Le succès de Dune dans Ailleurs et demain a été très long à venir. Et ce sont plutôt Le Vagabond, En terre étrangère et Tous à Zanzibar qui, avec Ubik ont "lancé commercialement la collection Ailleurs et demain. Le décollage de Dune n'a vraiment commencé que lorsque j'ai réuni Dune et Le Messie de Dune, vers 1974 ou 1975. Le livre a mal démarré, comme aux USA parce que gros, difficile et desservi par une mauvaise presse: dans Le Monde, Goimard le dit "aussi aride que les sables d'Arrakis". Il semble avoir changé d'avis, le succès venu.
Un pur van Vogt, je ne dirai pas, Le Monde des A parait en 1953 et il n'est certain que Herbert ait pu le lire avant d'écrire son roman.
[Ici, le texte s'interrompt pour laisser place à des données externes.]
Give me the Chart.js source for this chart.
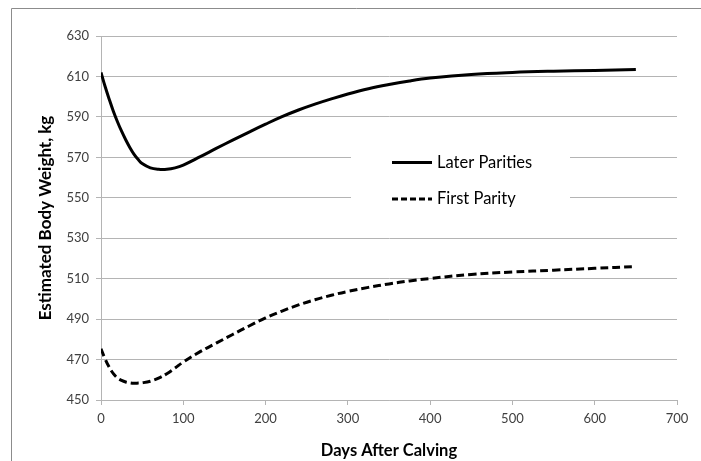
<!DOCTYPE html>
<html>
<head>
<meta charset="utf-8">
<script src="https://cdn.jsdelivr.net/npm/chart.js@4"></script>
<style>
  html, body { margin: 0; padding: 0; background: #ffffff; }
  #wrap { width: 701px; height: 461px; position: relative; }
</style>
</head>
<body>
<div id="wrap"><canvas id="c" width="701" height="461"></canvas></div>
<script>
// ---- data ----
const days = [0, 5, 10, 15, 20, 25, 30, 35, 40, 45, 50, 60, 70, 80, 90, 100, 120, 140, 160, 180, 200, 220, 240, 260, 280, 300, 325, 350, 375, 400, 450, 500, 550, 600, 650];
const laterParities = [612, 605, 598.7, 592.8, 587.6, 582.9, 578.7, 574.9, 571.6, 569.0, 566.9, 564.8, 564.1, 564.1, 564.8, 566.2, 570.2, 574.4, 578.5, 582.5, 586.4, 590.1, 593.4, 596.3, 598.9, 601.3, 603.9, 606.0, 607.8, 609.2, 611.0, 612.0, 612.6, 613.0, 613.4];
const firstParity = [475.3, 470.3, 466.2, 463.0, 460.9, 459.7, 458.9, 458.5, 458.3, 458.35, 458.5, 459.3, 460.8, 463.0, 465.8, 468.8, 473.8, 478.1, 482.4, 486.6, 490.6, 494.0, 497.0, 499.6, 501.8, 503.7, 505.7, 507.4, 508.9, 510.1, 512.1, 513.3, 514.2, 515.1, 516.0];
const seriesNames = ['Later Parities', 'First Parity'];
const xTitle = 'Days After Calving';
const yTitle = 'Estimated Body Weight, kg';
const yMin = 450, yMax = 630, yStep = 20;
const xMin = 0, xMax = 700, xStep = 100;

const toPts = (vals) => days.map((d, i) => ({ x: d, y: vals[i] }));

const FONT = 'Lato, "Open Sans", sans-serif';
const GRID = '#b4b4b4';

const framePlugin = {
  id: 'frame',
  beforeDraw(chart) {
    const ctx = chart.ctx;
    ctx.save();
    ctx.strokeStyle = '#8c8c8c';
    ctx.lineWidth = 1;
    ctx.beginPath();
    ctx.moveTo(11.5, 470);
    ctx.lineTo(11.5, 8.5);
    ctx.lineTo(710, 8.5);
    ctx.stroke();
    ctx.restore();
  }
};

const legendPlugin = {
  id: 'insideLegend',
  beforeDatasetsDraw(chart) {
    const ctx = chart.ctx;
    ctx.save();
    ctx.fillStyle = '#ffffff';
    ctx.fillRect(351, 130, 219, 95);
    const rows = [162.5, 199];
    chart.data.datasets.forEach((ds, i) => {
      const y = rows[i];
      ctx.strokeStyle = ds.borderColor;
      ctx.lineWidth = 3;
      ctx.setLineDash(ds.borderDash ? [6, 3] : []);
      ctx.beginPath();
      ctx.moveTo(392, y);
      ctx.lineTo(432, y);
      ctx.stroke();
      ctx.setLineDash([]);
      ctx.fillStyle = '#000000';
      ctx.font = '16.5px ' + FONT;
      ctx.textBaseline = 'middle';
      ctx.textAlign = 'left';
      ctx.fillText(ds.label, 437, y);
    });
    ctx.restore();
  }
};

new Chart(document.getElementById('c'), {
  type: 'line',
  data: {
    datasets: [
      {
        label: seriesNames[0],
        data: toPts(laterParities),
        borderColor: '#000000',
        borderWidth: 3,
        pointRadius: 0,
        tension: 0.4,
        fill: false
      },
      {
        label: seriesNames[1],
        data: toPts(firstParity),
        borderColor: '#000000',
        borderWidth: 3,
        borderDash: [8, 4],
        pointRadius: 0,
        tension: 0.4,
        fill: false
      }
    ]
  },
  options: {
    responsive: false,
    animation: false,
    devicePixelRatio: 1,
    layout: { padding: { left: 11, top: 36, right: 24, bottom: 0 } },
    plugins: {
      legend: { display: false },
      tooltip: { enabled: false }
    },
    scales: {
      x: {
        type: 'linear',
        min: xMin, max: xMax,
        ticks: { stepSize: xStep, color: '#404040', font: { family: FONT, size: 13 }, padding: 6, maxRotation: 0 },
        grid: { display: true, drawOnChartArea: false, drawTicks: true, tickLength: 5, color: GRID },
        border: { display: true, color: GRID },
        title: { display: true, text: xTitle, color: '#000000', font: { family: FONT, size: 16.5, weight: 'bold' }, padding: { top: 2, bottom: 0 } },
        afterFit(scale) { scale.height = 61; }
      },
      y: {
        min: yMin, max: yMax,
        ticks: { stepSize: yStep, color: '#404040', font: { family: FONT, size: 13 }, padding: 7 },
        grid: { color: GRID, drawTicks: true, tickLength: 5 },
        border: { display: true, color: GRID },
        title: { display: true, text: yTitle, color: '#000000', font: { family: FONT, size: 17, weight: 'bold' }, padding: { top: 24, bottom: 0 } },
        afterFit(scale) { scale.width = 90; }
      }
    }
  },
  plugins: [framePlugin, legendPlugin]
});
</script>
</body>
</html>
Mias comme je l'ai indiqué dans la postface, l'influence est possible.
On poeut tout à fait le lire puis lire Dosadi ou inversement.

Gérard Klein

Gérard Klein a dit…

Je viens de commettre une erreur. The world of Null-A est paru en revue en 1945 et sous forme de livre en 1948 chez Simon and Schuster. C'est la traduction française qui est parue dans le Rayon Fantastique en 1953.
Donc Frank Herbert pouvait parfaitement l'avoir lu et s'en être inspiré, ce qui me semblait effectivement vraisemblable même si je situais l'écriture de High-Opp plus tard.
Je voudrais ajouter que lors de la parution en France de Dune, Herbert y était tout à fait inconnu, contrairement à Leiber, Dick, ou Brunner. Et pour la petite histoire, mon Les Seigneurs de la guerre, en 1971, l'a rapidement devancé aux alentours de 20 000 exemplaires en attendant les 100 000 et plus des éditions club et poche.
C'était le bon temps.

Anonyme a dit…

"The World of Null-A" est paru en revue en 1945". Jacques Sadoul évoque ce point, peut-être dans son "Histoire de la science-fiction", sur laquelle je n'arrive pas à mettre la main. Les lecteurs de la revue étaient appelé à noter les textes parus.

Le professeur Bull pourrait corroborer la parenté entre les ouvrages de Herbert et Van Vogt. Notez par exemple comment Movius et Gosseyn contemplent le fleuve d'une ville sommairement décrite, au début de leur odyssée.

Soleil vert

Anonyme a dit…

21 euros, 252 pages, c'est tout vu pas d'achat.